Legend of the Burning Sands
- Legend of the Burning Sands card back
- Designers: David Williams and Raymond Lau
- Publishers: Five Rings Publishing Group
- Players: 2-6
- Playing time: Approx 1 hour
- Chance: Some
- Skills: Card playing Arithmetic Basic Reading Ability

= Legend of the Burning Sands =

Collectible card game

Legend of the Burning Sands (LBS) is an out-of-print collectible card game (CCG) published by Five Rings Publishing Group (FRPG, then a subsidiary of Wizards of the Coast) in July 1998. It was a spin-off from the earlier CCG Legend of the Five Rings. Legend of the Burning Sands was set in the same fictional world as Legend of the Five Rings, but with an Arabian setting rather than an East Asian one, with a few characters appearing in both games. Both games had similar mechanics and emphasized a continuing storyline.

The first three Legend of the Burning Sands sets were released under FRPG's experimental Rolling Thunder system, which emphasized small, regular releases of cards. The Rolling Thunder distribution mechanism proved to be unpopular, however, so the game was put on hiatus. After six months, the game's massive conclusion set, The Awakening, was released, but interest in the game had already faded significantly. Sales were poor, and most of the stock was destroyed rather than being warehoused. Today, cards from The Awakening are in high demand from collectors.

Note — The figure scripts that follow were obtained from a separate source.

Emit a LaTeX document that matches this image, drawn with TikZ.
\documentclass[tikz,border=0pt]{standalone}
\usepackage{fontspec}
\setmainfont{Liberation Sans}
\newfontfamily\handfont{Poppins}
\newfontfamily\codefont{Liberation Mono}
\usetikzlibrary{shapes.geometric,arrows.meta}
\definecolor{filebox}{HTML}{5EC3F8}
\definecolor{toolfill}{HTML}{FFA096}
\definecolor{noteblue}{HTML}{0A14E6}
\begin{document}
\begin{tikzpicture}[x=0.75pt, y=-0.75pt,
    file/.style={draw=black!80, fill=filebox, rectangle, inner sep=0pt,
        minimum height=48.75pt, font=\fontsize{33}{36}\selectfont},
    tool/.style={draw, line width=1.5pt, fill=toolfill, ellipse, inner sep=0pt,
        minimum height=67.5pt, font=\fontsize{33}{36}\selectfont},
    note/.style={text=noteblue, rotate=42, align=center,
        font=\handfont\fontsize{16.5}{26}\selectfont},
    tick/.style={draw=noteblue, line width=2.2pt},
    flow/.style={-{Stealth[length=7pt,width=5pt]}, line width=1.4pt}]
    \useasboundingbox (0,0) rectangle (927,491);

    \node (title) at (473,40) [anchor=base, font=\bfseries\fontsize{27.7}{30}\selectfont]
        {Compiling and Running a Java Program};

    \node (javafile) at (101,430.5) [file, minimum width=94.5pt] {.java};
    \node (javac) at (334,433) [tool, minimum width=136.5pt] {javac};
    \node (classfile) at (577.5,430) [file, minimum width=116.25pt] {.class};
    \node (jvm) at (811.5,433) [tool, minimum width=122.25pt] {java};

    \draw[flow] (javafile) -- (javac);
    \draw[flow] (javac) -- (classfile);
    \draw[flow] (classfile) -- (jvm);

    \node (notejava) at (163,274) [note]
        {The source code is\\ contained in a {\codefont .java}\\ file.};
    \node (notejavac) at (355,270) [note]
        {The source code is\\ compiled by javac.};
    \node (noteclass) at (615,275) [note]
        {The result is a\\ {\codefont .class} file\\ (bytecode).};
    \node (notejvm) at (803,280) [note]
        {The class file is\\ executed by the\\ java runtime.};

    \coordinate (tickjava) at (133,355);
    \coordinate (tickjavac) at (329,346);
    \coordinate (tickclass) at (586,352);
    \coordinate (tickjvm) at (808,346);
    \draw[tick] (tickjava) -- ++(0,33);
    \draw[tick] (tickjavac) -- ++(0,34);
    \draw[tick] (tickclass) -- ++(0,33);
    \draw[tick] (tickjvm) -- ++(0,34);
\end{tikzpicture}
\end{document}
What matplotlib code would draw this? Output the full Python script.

Much like Legend of the Five Rings, LBS included many factions, especially towards the end of the game, where 12 different groups existed: The Ashalan, Ivory Kingdoms, Assassins, Ra'Shari, Senpet, Yodatai, Celestial Alliance, Jackals, Ebonites, Moto, Dahab and Qabal.

== Expansion sets ==
1. Shadow of the Tyrant: Released July 1998. 156 cards.
2. Secrets and Lies: Released October 1998. 104 cards.
3. Black Hand, Black Heart: Released December 1998. 104 cards.
4. The Awakening: Released June 1999. Approximately 315 cards.

==Revival==
In 2006, a movement was started to revive LBS at Origins and GenCon. A project was later started to photo document all known cards in the hopes of building standard rules for proxying cards to be able to play.

A plugin for the free LackeyCCG engine was also created. It includes all the cards picture, text and rulings, allowing players to enjoy online games of Legends of the Burning Sands without any constraints regarding cards disponibility nor geographical emplacement.

In 2012, the game system was revised and implemented in the game "Romance of the Nine Empires" which was inspired by the movie "The Gamers: Hands of Fate." During the movie's Kickstarter campaign, Alderac Entertainment Group promised the game's release as a stretch goal option.

== Fan remaster ==
On June 18, 2021, the completion of a fan project to remaster Legend of the Burning Sands was announced on BoardGameGeek by the original project lead from the 2006 revival. The Remaster features new card templates, updated rulebook, and reworked card texts.

==Role-playing game==
Alderac Entertainment Group has announced the release of a Legend of the Burning Sands sourcebook for their 3rd Edition Legend of the Five Rings Role-Playing Game. The book, a stand-alone game compatible with L5R, was released in September, 2008. A Fourth edition update was released as a free PDF in 2010.